It is not the wheel itself, but the problem of rotation that’s dogged our minds for thousands of years – John Lienhard
He must have first observed it in the wild, and many times during the Paleolithic (2.6 m – 10,000 ya) the much less strenuous movement of the rolling tree log; something that must have been puzzling and tantalizing while he himself was left to haul for example the prey that was captured hundreds of meters outside his dwelling.
Astonishingly, however, it was not until about 3500 BC that he was able to leverage his knowledge of the mechanics to invent the wheel for good. If that does not sound odd then consider the fact that the first stone tools were invented around 2.6 mya, the hand axes and choppers around 700,000 ya and as we already know (from the most important discovery of man part I), the evidence of the first controlled fire dates back around 1 mya. The paintings, sculptors, carvings and other prehistoric all flourished during the Paleolithic.
And yet, it was not until 3500 BC, 6500 years after the agricultural revolution that wheels were developed by the Sumerians of Mesopotamia. This is only 900 years before the Pyramids of Egypt were built. As Natalie Wolchover of Scientific American writes, “The tricky thing about the wheel is not conceiving of a cylinder rolling on its edge. It’s figuring out how to connect a stable, stationary platform to that cylinder.”.
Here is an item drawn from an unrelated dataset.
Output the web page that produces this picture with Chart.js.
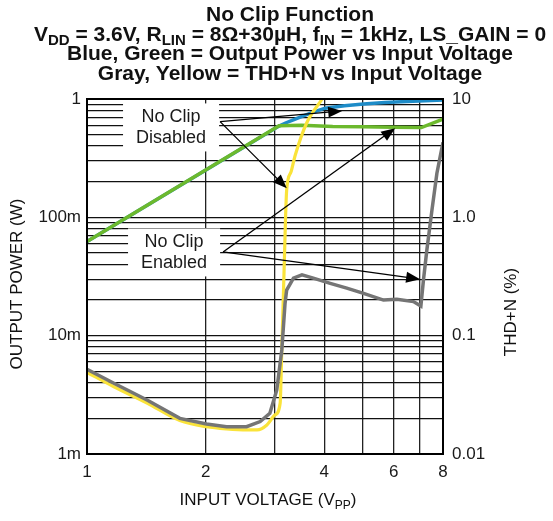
<!DOCTYPE html>
<html>
<head>
<meta charset="utf-8">
<script src="https://cdn.jsdelivr.net/npm/chart.js@4.4.1/dist/chart.umd.min.js"></script>
<style>
  html, body { margin: 0; padding: 0; background: #fff; }
</style>
</head>
<body>
<canvas id="chart" width="553" height="521"></canvas>
<script>
const family = "'Liberation Sans', Arial, Helvetica, sans-serif";

// output power (W), left axis
const blueVolts  = [1, 3.07, 3.2, 3.35, 3.5, 3.75, 4.02, 4.5, 5.03, 5.7, 6.48, 7.2, 8];
const bluePower  = [0.0624, 0.59, 0.63, 0.67, 0.71, 0.775, 0.836, 0.877, 0.908, 0.932, 0.951, 0.968, 0.983];
const greenVolts = [1, 3.07, 3.5, 4.2, 5, 6, 7.05, 8];
const greenPower = [0.0624, 0.595, 0.60, 0.585, 0.583, 0.578, 0.573, 0.675];

// THD+N (%), right axis
const yellowVolts = [1, 1.17, 1.42, 1.72, 2.01, 2.26, 2.55, 2.70, 2.86, 3.0, 3.09, 3.12, 3.16, 3.21, 3.29, 3.37, 3.61, 3.95];
const yellowThd   = [0.049, 0.037, 0.027, 0.0192, 0.0170, 0.0163, 0.0160, 0.0160, 0.0176, 0.0214, 0.0268, 0.076, 0.33, 1.7, 2.4, 3.3, 6.3, 10];
const grayVolts = [1, 1.17, 1.42, 1.72, 2.01, 2.26, 2.54, 2.75, 2.91, 3.03, 3.12, 3.18, 3.21, 3.34, 3.51, 3.75, 4.14, 4.56, 5.03, 5.65, 6.11, 6.73, 7.03, 7.14, 7.28, 7.5, 7.72, 8];
const grayThd   = [0.052, 0.0396, 0.0286, 0.0200, 0.0179, 0.0170, 0.0170, 0.0188, 0.0221, 0.0348, 0.0757, 0.188, 0.243, 0.306, 0.326, 0.306, 0.277, 0.252, 0.228, 0.200, 0.203, 0.194, 0.178, 0.30, 0.53, 1.15, 2.36, 4.3];

const xGrid = [1, 2, 3, 4, 5, 6, 7, 8];
const xTicks = [1, 2, 4, 6, 8];
const xTickLabels = ['1', '2', '4', '6', '8'];
const leftTicks = [0.001, 0.01, 0.1, 1];
const leftTickLabels = ['1m', '10m', '100m', '1'];
const rightTicks = [0.01, 0.1, 1, 10];
const rightTickLabels = ['0.01', '0.1', '1.0', '10'];

const titleLines = [
  [{ t: 'No Clip Function' }],
  [{ t: 'V' }, { t: 'DD', sub: true }, { t: ' = 3.6V, R' }, { t: 'LIN', sub: true },
   { t: ' = 8Ω+30µH, f' }, { t: 'IN', sub: true }, { t: ' = 1kHz, LS_GAIN = 0' }],
  [{ t: 'Blue, Green = Output Power vs Input Voltage' }],
  [{ t: 'Gray, Yellow = THD+N vs Input Voltage' }]
];
const xTitle = [{ t: 'INPUT VOLTAGE (V' }, { t: 'PP', sub: true }, { t: ')' }];
const leftTitle = 'OUTPUT POWER (W)';
const rightTitle = 'THD+N (%)';

// callouts, in (volts, watts) on the left axis
const notes = [
  { lines: ['No Clip', 'Disabled'], at: [1.634, 0.575], from: [2.176, 0.644],
    to: [[4.44, 0.793], [3.213, 0.176]] },
  { lines: ['No Clip', 'Enabled'], at: [1.663, 0.0505], from: [2.214, 0.051],
    to: [[6.05, 0.567], [7.0, 0.030]] }
];

function pts(xs, ys) {
  return xs.map((x, i) => ({ x: x, y: ys[i] }));
}

function near(a, b) {
  return Math.abs(Math.log10(a) - Math.log10(b)) < 1e-6;
}

function labelFor(value, ticks, labels) {
  const i = ticks.findIndex(t => near(t, value));
  return i < 0 ? '' : labels[i];
}

function logGrid(lo, hi) {
  const out = [];
  for (let e = Math.round(Math.log10(lo)); e < Math.round(Math.log10(hi)); e++) {
    for (let d = 1; d < 10; d++) out.push(d * Math.pow(10, e));
  }
  out.push(hi);
  return out;
}

function drawRich(c, parts, cx, base, size, weight) {
  const sub = Math.round(size * 0.72);
  let total = 0;
  parts.forEach(p => {
    c.font = `${weight} ${p.sub ? sub : size}px ${family}`;
    p.w = c.measureText(p.t).width;
    total += p.w;
  });
  let x = cx - total / 2;
  c.textAlign = 'left';
  c.textBaseline = 'alphabetic';
  parts.forEach(p => {
    c.font = `${weight} ${p.sub ? sub : size}px ${family}`;
    c.fillText(p.t, x, base + (p.sub ? size * 0.22 : 0));
    x += p.w;
  });
}

function arrow(c, x1, y1, x2, y2) {
  const a = Math.atan2(y2 - y1, x2 - x1);
  const len = 14, half = 5.5;
  c.beginPath();
  c.moveTo(x1, y1);
  c.lineTo(x2 - Math.cos(a) * len * 0.8, y2 - Math.sin(a) * len * 0.8);
  c.stroke();
  c.beginPath();
  c.moveTo(x2, y2);
  c.lineTo(x2 - len * Math.cos(a) + half * Math.sin(a), y2 - len * Math.sin(a) - half * Math.cos(a));
  c.lineTo(x2 - len * Math.cos(a) - half * Math.sin(a), y2 - len * Math.sin(a) + half * Math.cos(a));
  c.closePath();
  c.fill();
}

const decor = {
  id: 'decor',
  beforeDatasetsDraw(chart) {
    const c = chart.ctx, sx = chart.scales.x, sy = chart.scales.y;
    c.save();
    c.font = `18px ${family}`;
    notes.forEach(n => {
      const cx = sx.getPixelForValue(n.at[0]);
      const cy = sy.getPixelForValue(n.at[1]);
      const w = Math.max(...n.lines.map(l => c.measureText(l).width)) + 26;
      const h = 48;
      c.fillStyle = '#fff';
      c.fillRect(cx - w / 2, cy - h / 2, w, h);
      c.fillStyle = '#1a1a1a';
      c.textAlign = 'center';
      c.textBaseline = 'middle';
      c.fillText(n.lines[0], cx, cy - 10.8);
      c.fillText(n.lines[1], cx, cy + 10.8);
    });
    c.restore();
  },
  afterDatasetsDraw(chart) {
    const c = chart.ctx, sx = chart.scales.x, sy = chart.scales.y, a = chart.chartArea;
    c.save();
    c.strokeStyle = '#000';
    c.fillStyle = '#000';
    c.lineWidth = 1.3;
    notes.forEach(n => {
      const x1 = sx.getPixelForValue(n.from[0]), y1 = sy.getPixelForValue(n.from[1]);
      n.to.forEach(t => arrow(c, x1, y1, sx.getPixelForValue(t[0]), sy.getPixelForValue(t[1])));
    });
    c.lineWidth = 2;
    c.strokeRect(a.left, a.top, a.right - a.left, a.bottom - a.top);
    c.restore();
  },
  afterDraw(chart) {
    const c = chart.ctx, a = chart.chartArea;
    c.save();
    c.fillStyle = '#111';
    titleLines.forEach((line, i) => drawRich(c, line, 290, 21 + i * 19.6, 21, 'bold'));
    drawRich(c, xTitle, (a.left + a.right) / 2 + 3, 505, 17, 'normal');
    c.font = `17px ${family}`;
    c.textAlign = 'center';
    c.textBaseline = 'middle';
    c.translate(17, 284);
    c.rotate(-Math.PI / 2);
    c.fillText(leftTitle, 0, 0);
    c.rotate(Math.PI / 2);
    c.translate(494, 28);
    c.rotate(-Math.PI / 2);
    c.fillText(rightTitle, 0, 0);
    c.restore();
  }
};

Chart.defaults.font.family = family;
Chart.defaults.font.size = 17;
Chart.defaults.color = '#1a1a1a';

const ctx = document.getElementById('chart').getContext('2d');
new Chart(ctx, {
  type: 'line',
  data: {
    datasets: [
      { data: pts(grayVolts, grayThd), yAxisID: 'y2', borderColor: '#757575', borderWidth: 3.5, order: 0 },
      { data: pts(yellowVolts, yellowThd), yAxisID: 'y2', borderColor: '#fae33a', borderWidth: 3.2, cubicInterpolationMode: 'monotone', order: 1 },
      { data: pts(greenVolts, greenPower), yAxisID: 'y', borderColor: '#6cb92d', borderWidth: 3.5, order: 2 },
      { data: pts(blueVolts, bluePower), yAxisID: 'y', borderColor: '#1e8cc8', borderWidth: 3.5, order: 3 }
    ]
  },
  options: {
    responsive: false,
    animation: false,
    devicePixelRatio: 1,
    events: [],
    layout: { padding: { top: 99, left: 0, right: 0, bottom: 0 } },
    elements: { point: { radius: 0 }, line: { tension: 0 } },
    plugins: { legend: { display: false }, tooltip: { enabled: false } },
    scales: {
      x: {
        type: 'logarithmic',
        position: 'bottom',
        min: 1,
        max: 8,
        afterBuildTicks: s => { s.ticks = xGrid.map(v => ({ value: v })); },
        afterFit: s => { s.height = 67; },
        border: { display: false },
        grid: { color: '#222', lineWidth: 1.3, drawTicks: false },
        ticks: {
          autoSkip: false, maxRotation: 0, padding: 8,
          callback: v => labelFor(v, xTicks, xTickLabels)
        }
      },
      y: {
        type: 'logarithmic',
        position: 'left',
        min: 0.001,
        max: 1,
        afterBuildTicks: s => { s.ticks = logGrid(0.001, 1).map(v => ({ value: v })); },
        afterFit: s => { s.width = 87; },
        border: { display: false },
        grid: { color: '#111', lineWidth: 1.3, drawTicks: false },
        ticks: {
          autoSkip: false, padding: 6,
          callback: v => labelFor(v, leftTicks, leftTickLabels)
        }
      },
      y2: {
        type: 'logarithmic',
        position: 'right',
        min: 0.01,
        max: 10,
        afterBuildTicks: s => { s.ticks = rightTicks.map(v => ({ value: v })); },
        afterFit: s => { s.width = 110; },
        border: { display: false },
        grid: { display: false, drawTicks: false },
        ticks: {
          autoSkip: false, padding: 9,
          callback: v => labelFor(v, rightTicks, rightTickLabels)
        }
      }
    }
  },
  plugins: [decor]
});
</script>
</body>
</html>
Since being able to use wheels for transportation is one of the greatest achievements man has made, it is interesting to think that we lacked the successful mechanics for a staggeringly long time. Had it co-evolved, for example, with stone tools and art, several hundred thousand years ago it is certain that the world would be vastly different from what it is now, and most likely thousands of years ahead of where we stand today.
Bibliography
Natalie Wolchover (2012). Why it took so long to invent the wheel. Scientific American.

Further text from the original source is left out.